Ein li eretz acheret (I have no other country)

The Jewish calendar reminds us that this is a busy time, from Passover through the Season of Independence, including Yom Hashoah (Holocaust Remembrance Day), Yom Hazikaron (Israel Memorial Day) and Yom Ha’atzmaut (Israel Independence Day — 75 years this year). It is with all these events in mind that we spend time with family and friends, reflecting on festivities or sharing our collective memories.

There is commentary of the Haggadah about the Jewish people’s responsibility to have compassion for the weak and vulnerable: “You shall protect and respect one who is different, for you, more than any other people on earth, know what it is to be different.”

Passover teaches us to make the world a more compassionate place. It is because of compassionate people like you that, during this time, we’ve been able to offer innovative programming that provides meaningful connection and involvement. And while doing all of this and more, we continue to connect with our extended family and to help our brothers and sisters in need locally, in Israel and around the world.

Passover leads us into the Season of Independence, beginning with Yom Hashoah. The Holocaust played a significant role in the founding of the modern Jewish State of Israel. On May 14, 1948, David Ben-Gurion announced the establishment of the State of Israel, saying, “The Nazi Holocaust, which engulfed millions of Jews in Europe, proved anew the urgency of the reestablishment of the Jewish State, which would solve the problem of Jewish homelessness by opening the gates to all Jews and lifting the Jewish people to equality in the family of nations.” We hope you will join us as we commemorate Yom Hashoah on Monday, April 17, at 7 p.m. at the JCC, hearing from Fay Kun, who will share about her mother — “Frieda’s Story: Life, Love and Survival.”

One week later, we will observe Yom Hazikaron, on Monday, April 24, at Congregation Keneseth Israel at 7 p.m. The modern Jewish State of Israel exists because of the sacrifice and heroism of those who fell as a result of war and unthinkable terrorism.

According to Rabbi David Hartman z”l of the Shalom Hartman Institute, the placing together of Yom Hazikaron — the day of remembrance — followed by Yom Ha’atzmaut — the day of our independence as a state — reveals a profound characteristic of the Israeli psyche and of its value systems. Only as one grasps the way we move so uniquely from weeping to celebration does one understand in the deepest sense what memory, history and the hope for a better future life means for the Jewish people.

The current situation in Israel has been like nothing before in her short history. Daniel Gordis wrote, “What matters is that what you have seen play out in recent weeks has been an extraordinary exhibition of love of country, of devotion to Zionism, of almost completely violence-free protests by hundreds of thousands of people for three months. What you have seen is the melding of (whatever little bit remains of) the left and the center, joined by many on the right who were so deeply worried about the split in the nation that they, too, though they favored the reforms, said it was time to stop.
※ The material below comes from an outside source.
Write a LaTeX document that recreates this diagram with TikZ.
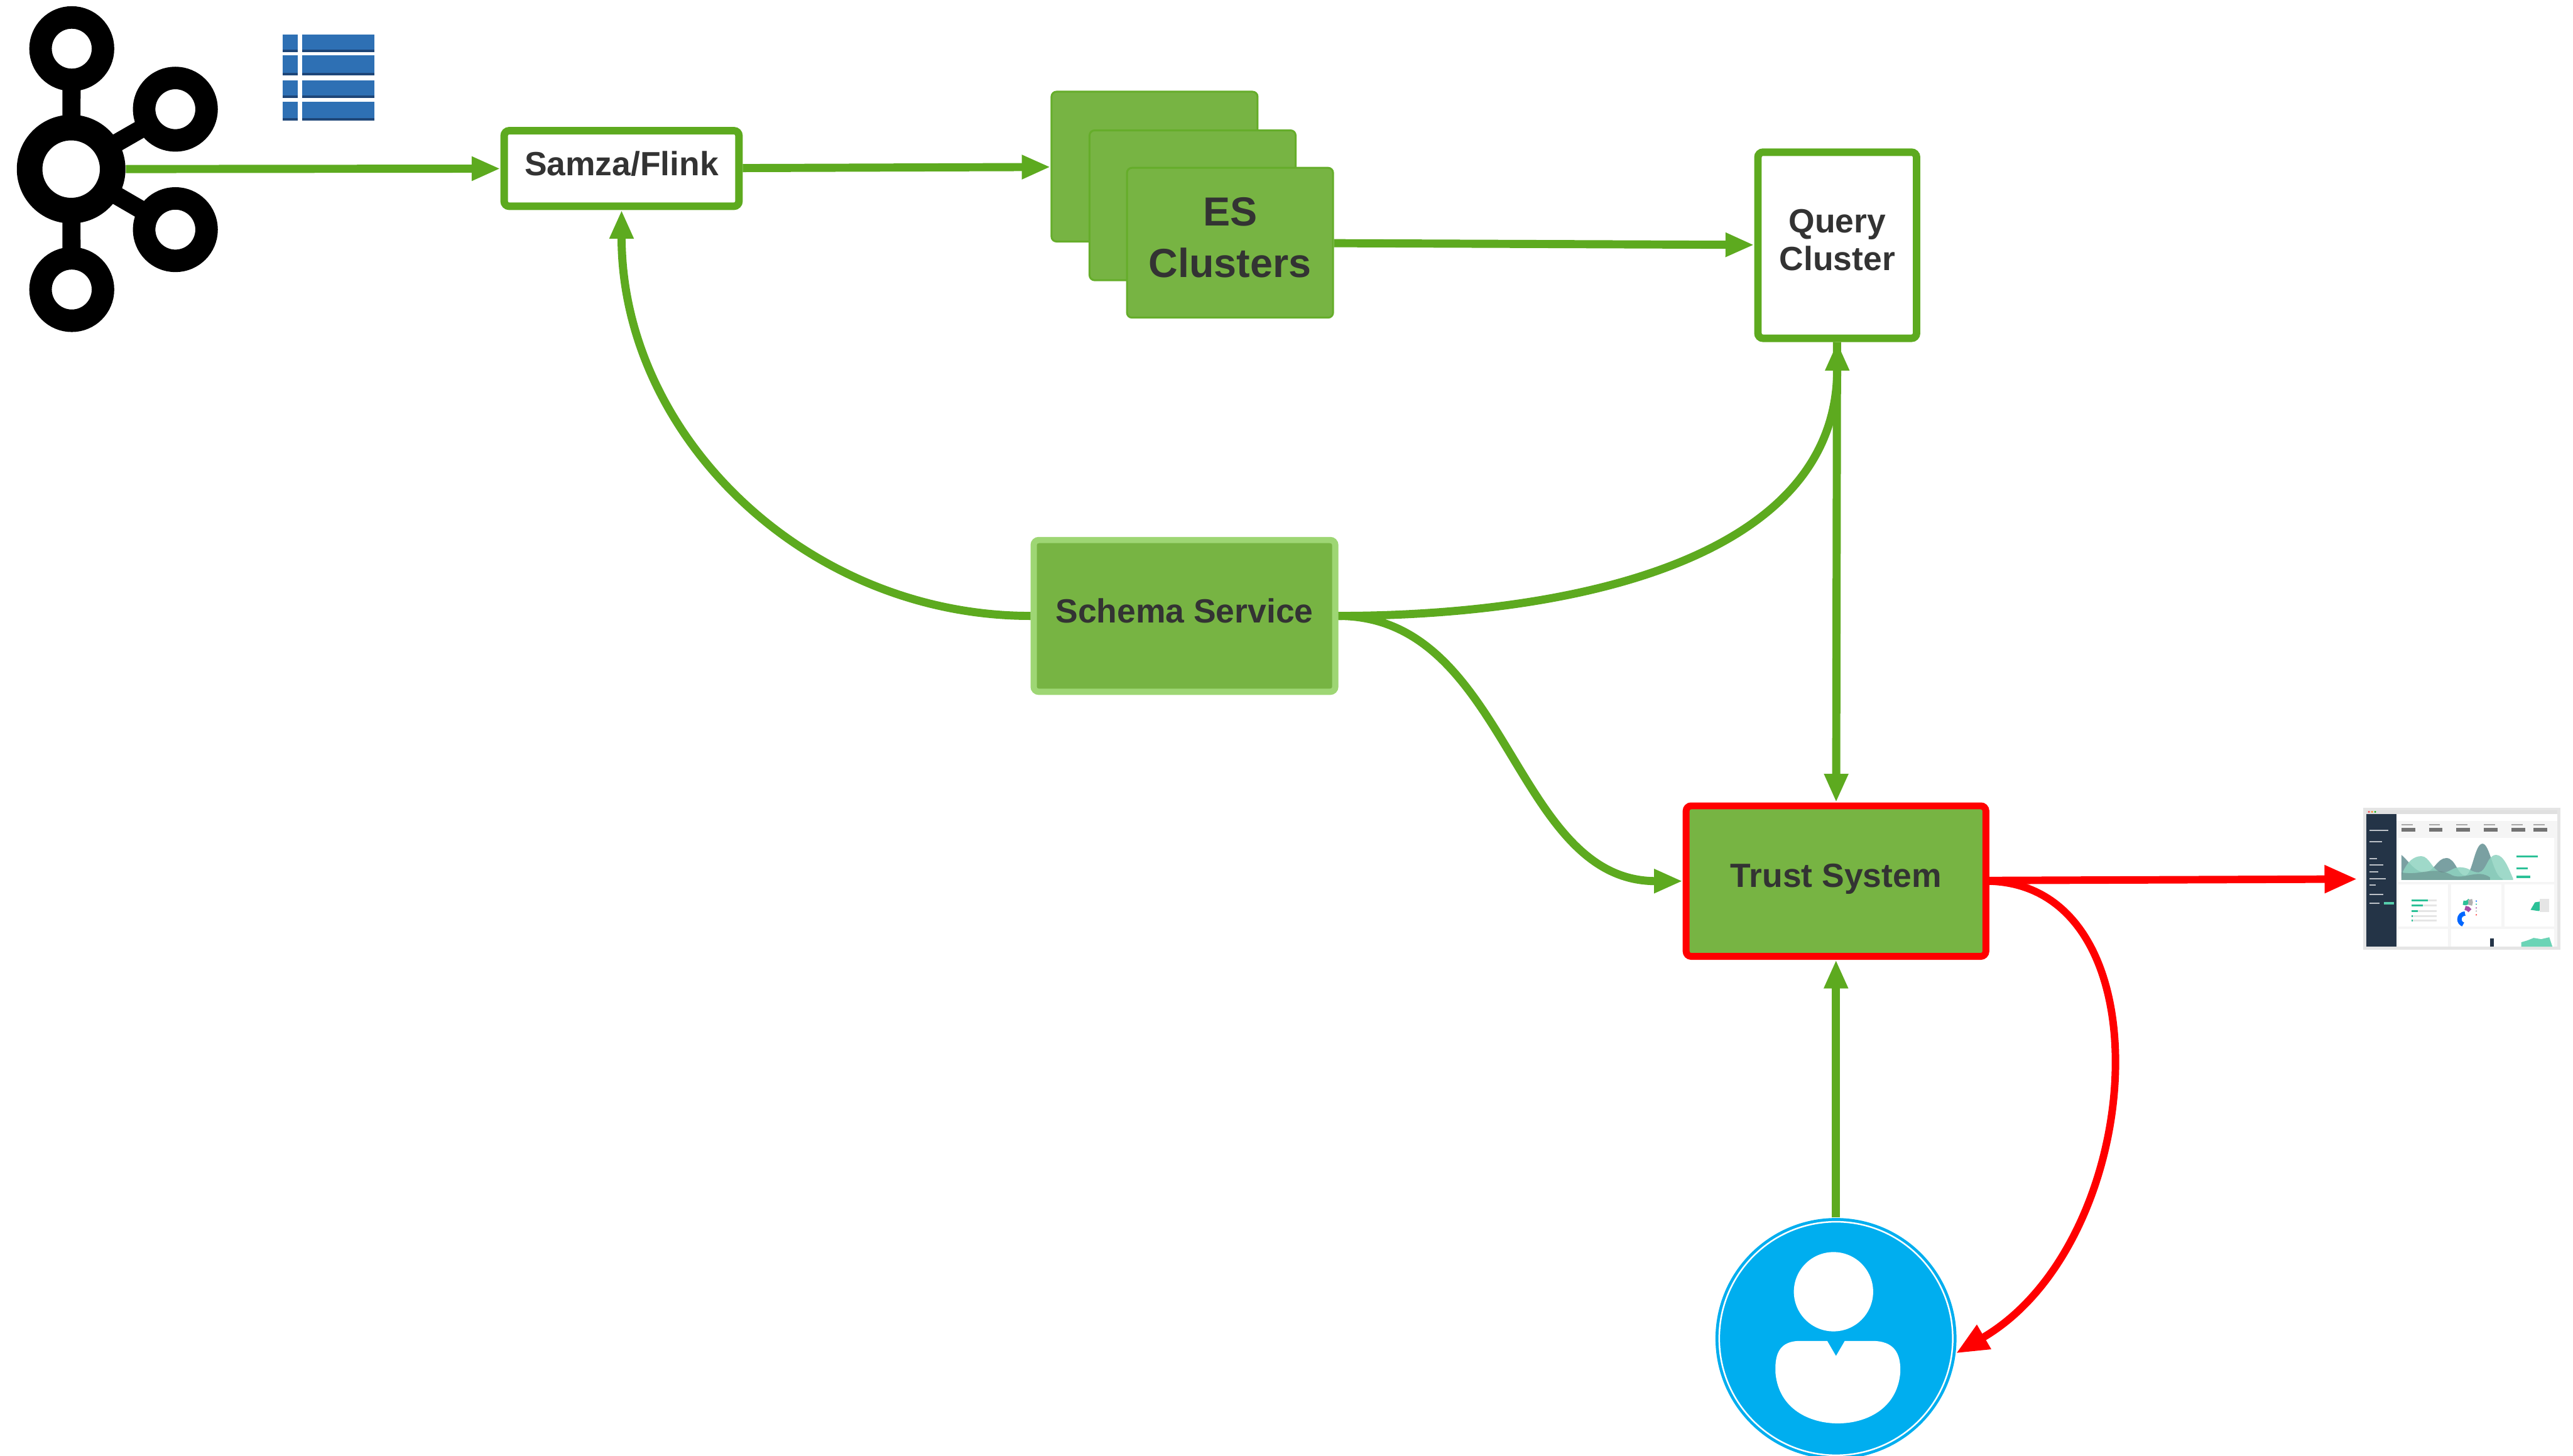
\documentclass[tikz,border=0pt]{standalone}
\usepackage{fontspec}
\setmainfont{Liberation Sans}
\usetikzlibrary{arrows.meta,positioning}
\definecolor{flowgreen}{RGB}{93,170,31}
\definecolor{boxgreen}{RGB}{119,180,67}
\definecolor{lightgreen}{RGB}{158,214,116}
\definecolor{alertred}{RGB}{255,0,0}
\definecolor{textgrey}{RGB}{51,51,51}
\definecolor{tableblue}{RGB}{46,112,180}
\definecolor{tabledark}{RGB}{30,70,120}
\definecolor{usercyan}{RGB}{0,174,239}
\definecolor{dashnavy}{RGB}{36,52,71}
\definecolor{dashmint}{RGB}{143,211,192}
\definecolor{dashslate}{RGB}{122,160,162}
\definecolor{dashteal}{RGB}{44,193,151}
\tikzset{
  flow/.style={draw=flowgreen, line width=0.13cm, -{Triangle[length=0.46cm,width=0.36cm]}},
  alert/.style={draw=alertred, line width=0.12cm, -{Triangle[length=0.52cm,width=0.42cm]}},
  boxtext/.style={font=\fontsize{15.3}{17}\selectfont\bfseries, text=textgrey, align=center, inner sep=0, text depth=0.17cm},
  whitebox/.style={boxtext, draw=flowgreen, fill=white, line width=0.12cm, rounded corners=0.08cm},
  greenbox/.style={boxtext, fill=boxgreen, rounded corners=0.08cm},
  esbox/.style={greenbox, draw=flowgreen!70!boxgreen, line width=0.03cm, minimum width=3.30cm, minimum height=2.40cm}
}
\begin{document}
\begin{tikzpicture}[x=0.01cm, y=-0.01cm]
  \useasboundingbox (0,0) rectangle (4123,2333);

  % kafka logo
  \node [circle, minimum size=1.74cm, inner sep=0] (kafka) at (114,271) {};
  \draw [line width=0.29cm] (114,271) -- (115,78);
  \draw [line width=0.29cm] (114,271) -- (115,464);
  \draw [line width=0.29cm] (114,271) -- (281,175);
  \draw [line width=0.29cm] (114,271) -- (281,368);
  \draw [line width=0.41cm, fill=white] (114,271) circle [radius=0.665cm];
  \foreach \cx/\cy in {115/78, 115/464, 281/175, 281/368}
    \draw [line width=0.36cm, fill=white] (\cx,\cy) circle [radius=0.50cm];

  % table icon
  \foreach \top/\bot in {55/84, 89/121, 129/157, 163/193} {
    \fill [tableblue] (453,\top) rectangle (477,\bot);
    \fill [tableblue] (484,\top) rectangle (600,\bot);
    \fill [tabledark] (453,\bot-4) rectangle (477,\bot);
    \fill [tabledark] (484,\bot-4) rectangle (600,\bot);
  }

  \node [whitebox, minimum width=3.76cm, minimum height=1.21cm] (samza) at (996,270) {Samza/Flink};
  \node [esbox] (esback) at (1850,267) {};
  \node [esbox] (esmid) at (1911,329) {};
  \node [esbox, font=\fontsize{18.5}{23.3}\selectfont\bfseries] (esfront) at (1971,389) {ES\\Clusters};
  \node [whitebox, minimum width=2.54cm, minimum height=2.98cm] (query) at (2944,393) {Query\\Cluster};
  \node [greenbox, draw=lightgreen, line width=0.10cm, minimum width=4.83cm, minimum height=2.43cm] (schema) at (1898,987) {Schema Service};
  \node [greenbox, draw=alertred, line width=0.11cm, minimum width=4.80cm, minimum height=2.41cm] (trust) at (2942,1412) {Trust System};
  \node [circle, fill=usercyan, minimum size=3.86cm, inner sep=0] (user) at (2942,2145) {};
  \node [minimum width=3.06cm, minimum height=2.19cm, inner sep=0, outer sep=0.15cm] (dash) at (3945,1408) {};

  % user icon
  \draw [white, line width=0.025cm] (user.center) circle [radius=1.87cm];
  \fill [white] (2938,2070) circle [radius=0.635cm];
  \fill [white] (2942,2173) -- (2928,2149) -- (2880,2149)
    .. controls (2848,2151) and (2844,2175) .. (2845,2200)
    .. controls (2850,2258) and (2900,2281) .. (2945,2281)
    .. controls (2990,2281) and (3040,2258) .. (3045,2200)
    .. controls (3046,2175) and (3040,2151) .. (3005,2149) -- (2956,2149) -- cycle;

  % dashboard screenshot
  \fill [black!10] (3787,1294) rectangle (4103,1522);
  \fill [black!4] (3792,1298) rectangle (4098,1517);
  \fill [black!12] (3792,1298) rectangle (4098,1305);
  \fill [red!80] (3796,1301) circle [radius=0.015cm];
  \fill [orange] (3801,1301) circle [radius=0.015cm];
  \fill [green!70!black] (3806,1301) circle [radius=0.015cm];
  \fill [dashnavy] (3792,1305) rectangle (3840,1517);
  \foreach \ly/\lw in {1330/30, 1348/20, 1375/12, 1385/22, 1396/14, 1407/26, 1417/10, 1432/22, 1446/16} {
    \fill [white!70!dashnavy] (3797,\ly) rectangle (3797+\lw,\ly+2);
  }
  \fill [dashteal!80] (3820,1445) rectangle (3836,1449);
  \fill [white] (3840,1305) rectangle (4098,1316);
  \foreach \kx in {3848, 3892, 3936, 3980, 4024, 4060} {
    \fill [black!35] (\kx,1321) rectangle (\kx+18,1323);
    \fill [black!55] (\kx,1327) rectangle (\kx+22,1333);
  }
  \fill [white] (3843,1343) rectangle (4093,1413);
  \fill [dashslate] (3848,1410) -- (3848,1370)
    .. controls (3860,1380) and (3870,1398) .. (3885,1398)
    .. controls (3900,1398) and (3905,1375) .. (3920,1375)
    .. controls (3935,1375) and (3938,1403) .. (3950,1403)
    .. controls (3962,1403) and (3965,1352) .. (3978,1352)
    .. controls (3990,1352) and (3995,1405) .. (4010,1408) -- (4010,1410) -- cycle;
  \fill [dashmint, opacity=0.85] (3848,1410) -- (3850,1398)
    .. controls (3858,1380) and (3868,1372) .. (3880,1372)
    .. controls (3893,1372) and (3898,1396) .. (3912,1398)
    .. controls (3925,1400) and (3930,1388) .. (3945,1390)
    .. controls (3958,1391) and (3960,1398) .. (3972,1398)
    .. controls (3985,1396) and (3985,1370) .. (4000,1370)
    .. controls (4012,1370) and (4020,1392) .. (4027,1408) -- (4027,1410) -- cycle;
  \fill [dashslate!80!black, opacity=0.5] (3848,1410) -- (3848,1398)
    .. controls (3880,1404) and (3900,1386) .. (3930,1403)
    .. controls (3950,1410) and (3970,1392) .. (3990,1406) -- (3990,1410) -- cycle;
  \fill [dashteal] (4032,1371) rectangle (4067,1374);
  \fill [dashteal] (4032,1390) rectangle (4050,1393);
  \fill [dashteal] (4032,1403) rectangle (4055,1407);
  \foreach \cx in {3843, 3928, 4013}
    \fill [white] (\cx,1417) rectangle (\cx+80,1485);
  \foreach \by/\bl in {1441/26, 1449/18, 1459/10, 1467/2, 1474/2} {
    \fill [dashteal] (3864,\by) rectangle (3864+\bl,\by+3);
    \fill [black!10] (3864+\bl,\by) rectangle (3905,\by+3);
  }
  \draw [line width=0.07cm, blue!60!cyan] (3950,1455) ++(90:9) arc [start angle=90, end angle=250, radius=0.09cm];
  \draw [line width=0.07cm, dashteal] (3950,1455) ++(250:9) arc [start angle=250, end angle=330, radius=0.09cm];
  \draw [line width=0.07cm, black!30] (3950,1455) ++(330:9) arc [start angle=330, end angle=390, radius=0.09cm];
  \draw [line width=0.07cm, violet!70] (3950,1455) ++(30:9) arc [start angle=30, end angle=90, radius=0.09cm];
  \foreach \ly/\lc in {1444/blue!60!cyan, 1449/dashteal, 1455/violet!70, 1460/black!30, 1466/red!80}
    \fill [\lc] (3968,\ly) circle [radius=0.012cm];
  \fill [dashteal] (4055,1458) -- (4062,1446) -- (4075,1444) -- (4075,1455) -- (4068,1460) -- cycle;
  \fill [black!10] (4070,1440) rectangle (4085,1462);
  \fill [white] (3843,1489) rectangle (3923,1517);
  \fill [white] (3928,1489) rectangle (4093,1517);
  \fill [dashteal!70] (4040,1517) -- (4040,1510) -- (4050,1507) -- (4060,1503) -- (4072,1505) -- (4085,1502) -- (4090,1517) -- cycle;
  \fill [dashnavy] (3990,1504) rectangle (3996,1517);

  % connections
  \draw [flow] (kafka) -- (samza);
  \draw [flow] (samza) -- (esback);
  \draw [flow] (esfront) -- (query);
  \draw [flow] (schema.west) to [out=180, in=-90] (samza.south);
  \draw [flow] (schema.east) to [out=0, in=-90] (query.south);
  \draw [flow] (schema.east) to [out=0, in=180] (trust.west);
  \draw [flow] (query) -- (trust);
  \draw [flow] (user) -- (trust);
  \draw [alert] (trust) -- (dash);
  \draw [alert] (trust.east) .. controls +(290,8) and +(305,-178) .. (user.-7);
\end{tikzpicture}
\end{document}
It was time to heed the people.”

Our hearts are with Israel and our Partnership2Gether community, Yoav, at this trying time. We hope discussions will turn to dialogue and repair.

It is appropriate to share the statement issued by the Lehigh Valley Clergy Group: “As we are about to celebrate Passover, the Festival of Freedom, we stand with Israel as it faces an unprecedented crisis. Our tradition teaches that Tzedek and Mishpat, divine justice, demands the protection of all. As American Jews, we hear, care, and pray for a peaceful resolution to this internal conflict and welcome conversations over the differences that will lead towards a stable agreement between the two sides that will be faithful to the democratic ideals upon which the State was founded.”

As Jews the world over watch the current events in Israel unfold, it is a sobering reminder of the fragility of global Jewry — and a reminder of the interconnectedness of the Jewish world. So, too, should this be a reminder within our own community that our strength is in our connectedness. We are at our most vulnerable when we are divided.

Please join us as we come together as a community for Israel’s 75th Independence Day on Wednesday, April 26, at the JCC 4:00-6:00 p.m. We’re going to celebrate. And as Daniel Gordis also stated, although it will not be a carefree party or unsullied by what has happened, it will be profound. It will be a day of thanksgiving. A day of pride. A day of hope.

Wishing you and your families a Zissen Pesach and a meaningful Chag Ha’atzmaut!

Looking forward to seeing you at these community events.